Issuing Citations and Orders: Halting dangerous operations instantly (Stop Work Orders) and issuing citations for identified hazards.
"A regulatory inspector’s first question isn't 'what happened?' It is 'who allowed this to happen?'"
The Escalating Ladder of Non-Compliance
During my time managing compliance for a multinational EPC contractor, I watched a minor scaffolding violation snowball into a multi-million dollar disaster because site management tried to downplay the issue. Non-compliance is rarely a single static event; it is an escalation of consequences.
Enforcement agencies classify violations based on the employer's intent and the probability of harm.
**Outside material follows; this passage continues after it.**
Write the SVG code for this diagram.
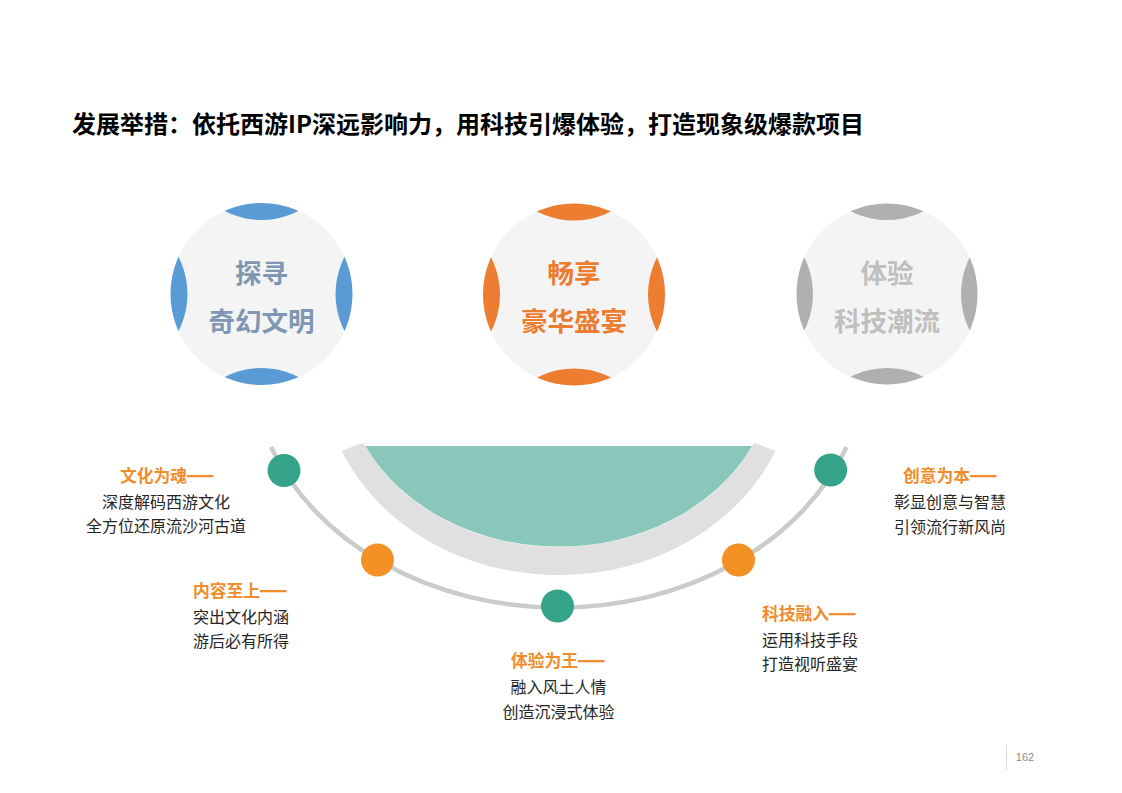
<svg xmlns="http://www.w3.org/2000/svg" width="1122" height="793" viewBox="0 0 1122 793">
<style>
.cjk{font-family:"Noto Sans CJK SC","Noto Sans",sans-serif}
.title{font-size:24px;font-weight:700;fill:#000}
.ctext{font-size:26.5px;font-weight:700;text-anchor:middle}
.head{font-size:16.8px;font-weight:700;fill:#F18C2A}
.dash{font-family:"Liberation Sans",Arial,sans-serif;font-size:17px;font-weight:700;fill:#F18C2A;stroke:#F18C2A;stroke-width:0.7px}
.body{font-size:16px;fill:#262626}
.mid{text-anchor:middle}
.dotg{fill:#35A38A}
.doto{fill:#F39125}
</style>
<defs>
<clipPath id="c1"><circle cx="261.5" cy="294" r="91"/></clipPath>
<clipPath id="c2"><circle cx="574" cy="294.5" r="91"/></clipPath>
<clipPath id="c3"><circle cx="887" cy="294" r="90.5"/></clipPath>
</defs>
<rect width="1122" height="793" fill="#fff"/>
<text class="cjk title" x="72" y="133">发展举措：依托西游IP深远影响力，用科技引爆体验，打造现象级爆款项目</text>

<g id="circle1">
<circle cx="261.5" cy="294" r="91" fill="#F4F4F4"/>
<g clip-path="url(#c1)" fill="#5B9BD5">
<circle cx="261.5" cy="139" r="81"/><circle cx="261.5" cy="449" r="81"/>
<circle cx="106.5" cy="294" r="81"/><circle cx="416.5" cy="294" r="81"/>
</g>
<text class="cjk ctext" x="261.5" y="283" fill="#7F97B3">探寻</text>
<text class="cjk ctext" x="261.5" y="331" fill="#7F97B3">奇幻文明</text>
</g>

<g id="circle2">
<circle cx="574" cy="294.5" r="91" fill="#F4F4F4"/>
<g clip-path="url(#c2)" fill="#ED7D31">
<circle cx="574" cy="139.5" r="81"/><circle cx="574" cy="449.5" r="81"/>
<circle cx="419" cy="294.5" r="81"/><circle cx="729" cy="294.5" r="81"/>
</g>
<text class="cjk ctext" x="574" y="283" fill="#EC7C30">畅享</text>
<text class="cjk ctext" x="574" y="331" fill="#EC7C30">豪华盛宴</text>
</g>

<g id="circle3">
<circle cx="887" cy="294" r="90.5" fill="#F4F4F4"/>
<g clip-path="url(#c3)" fill="#B0B0B0">
<circle cx="887" cy="139" r="81"/><circle cx="887" cy="449" r="81"/>
<circle cx="732" cy="294" r="81"/><circle cx="1042" cy="294" r="81"/>
</g>
<text class="cjk ctext" x="887" y="283" fill="#BFBFBF">体验</text>
<text class="cjk ctext" x="887" y="331" fill="#BFBFBF">科技潮流</text>
</g>

<g id="bowl">
<path d="M341.7 450.7 A236 205 0 0 0 775.7 450.7 L754.1 442.7 A214.3 177 0 0 1 363.3 442.7 Z" fill="#E0E0E0"/>
<path d="M365.4 446 A214.3 177 0 0 0 752 446 Z" fill="#88C7B9"/>
</g>

<g id="connectors">
<path d="M271 447 A307.5 248 0 0 0 846.6 447" fill="none" stroke="#CBCBCB" stroke-width="4.5"/>
</g>

<g id="dot1"><circle class="dotg" cx="284" cy="470.5" r="16.5"/></g>
<g id="dot2"><circle class="doto" cx="377.5" cy="560" r="16.5"/></g>
<g id="dot3"><circle class="dotg" cx="557.5" cy="606" r="16.5"/></g>
<g id="dot4"><circle class="doto" cx="738.5" cy="560" r="16.5"/></g>
<g id="dot5"><circle class="dotg" cx="830.7" cy="470" r="16.5"/></g>

<g id="label1">
<text class="cjk head" x="120" y="482">文化为魂</text>
<text class="dash" transform="translate(187.5,481) scale(1.5,1)">—</text>
<text class="cjk body mid" x="166" y="508">深度解码西游文化</text>
<text class="cjk body mid" x="166" y="532">全方位还原流沙河古道</text>
</g>

<g id="label2">
<text class="cjk head" x="193" y="597">内容至上</text>
<text class="dash" transform="translate(260.5,596) scale(1.5,1)">—</text>
<text class="cjk body" x="193" y="623">突出文化内涵</text>
<text class="cjk body" x="193" y="647">游后必有所得</text>
</g>

<g id="label3">
<text class="cjk head" x="511" y="667">体验为王</text>
<text class="dash" transform="translate(578.5,666) scale(1.5,1)">—</text>
<text class="cjk body mid" x="558.5" y="693">融入风土人情</text>
<text class="cjk body mid" x="558.5" y="718">创造沉浸式体验</text>
</g>

<g id="label4">
<text class="cjk head" x="762" y="620">科技融入</text>
<text class="dash" transform="translate(829.5,619) scale(1.5,1)">—</text>
<text class="cjk body" x="762" y="646">运用科技手段</text>
<text class="cjk body" x="762" y="670">打造视听盛宴</text>
</g>

<g id="label5">
<text class="cjk head" x="903" y="482">创意为本</text>
<text class="dash" transform="translate(970.5,481) scale(1.5,1)">—</text>
<text class="cjk body mid" x="950" y="508">彰显创意与智慧</text>
<text class="cjk body mid" x="950" y="533">引领流行新风尚</text>
</g>

<line x1="1006.5" y1="744" x2="1006.5" y2="770" stroke="#D9D9D9" stroke-width="1"/>
<text x="1025" y="761" font-family="Liberation Sans, sans-serif" font-size="11" fill="#8C8C8C" text-anchor="middle">162</text>
</svg>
The penalties scale aggressively:
Violation Type | Definition | Real-World Consequence |
Other-than-Serious | Violations directly related to job safety but unlikely to cause death. | Minor fines, administrative warnings, abatement orders. |
Serious | High probability that death or serious physical harm could result, and the employer knew (or should have known). | Substantial fines, increased regulatory scrutiny, mandatory corrective actions. |
Willful | The employer knowingly failed to comply with a legal requirement or acted with plain indifference to worker safety. | Massive fines (often reaching millions), site closures, media press releases. |
Criminal | Willful violations resulting in a fatality, or falsifying official records to mislead an agency. | Prison time for directors/managers, permanent site closure, corporate manslaughter charges. |
The Real Field Costs: Beyond the Fine
Fines are often just a line item on a corporate balance sheet. The true consequences of non-compliance hit the operation in ways that money alone cannot fix.
Operational Paralysis: When a regulator issues a Prohibition Notice or Stop Work Order, your project dies that day. Cranes stop lifting, concrete stops pouring. The schedule is destroyed, leading to massive liquidated damages from the client.
Commercial Blacklisting: Major clients (like ExxonMobil, Rio Tinto, or government entities) audit your regulatory history before awarding contracts. If your Total Recordable Incident Rate (TRIR) is artificially low, but your regulatory citation history is high, you will be disqualified from bidding. No client wants a contractor that attracts federal attention.
Personal Liability for Managers: This is the reality that shakes supervisors the most. In many jurisdictions, the "corporate veil" is pierced during severe safety failures. If an agency determines you were negligent, you cannot hide behind your company. I have seen project managers personally named in lawsuits and prosecuted for ignoring confined space entry rules that led to a fatality.
Pro Tip for Field Leaders: If an inspector identifies an imminent danger on your site during a walkthrough, do not wait for the citation. Shut the operation down immediately, in front of the inspector, and fix it. Good faith abatement goes a long way.
The Anatomy of a Successful Investigation
When the inspector arrives, your response sets the tone for the entire investigation. Hostility breeds suspicion. Panic indicates a lack of control.
Through dozens of audits and post-incident investigations, the rules of engagement are clear:
Designate a Competent Host: The inspector should be escorted by someone who knows the site hazards intimately—typically the HSE Manager.
Control the Scope: Walk the inspector directly to the area of concern. Do not take the "scenic route" through the plant where they might spot unrelated hazards.
Never Guess, Never Lie: If an inspector asks for a training record you cannot immediately find, say: "I will retrieve that from our HR database and provide it to you." Do not say, "I'm sure we did it."
Duplicate Their Efforts: Take the same photos the inspector takes. Sample the same air or soil they sample. This allows your internal legal and technical teams to prepare a parallel defense.
Conclusion
The arrival of an enforcement agency at your gate is the ultimate stress test of your organization's integrity. While the consequences of non-compliance—from crippling fines to prison sentences—are severe, they are fundamentally avoidable. Regulatory standards are not arbitrary hurdles; they are the minimum legal requirement for keeping human beings alive in hazardous environments.
As HSE professionals and operational leaders, our goal is not to "pass the inspection." Our goal is to run a site so effectively that when the regulator does arrive, our worst fear is a paperwork delay, not a fatality. Protect your people, and the compliance will take care of itself.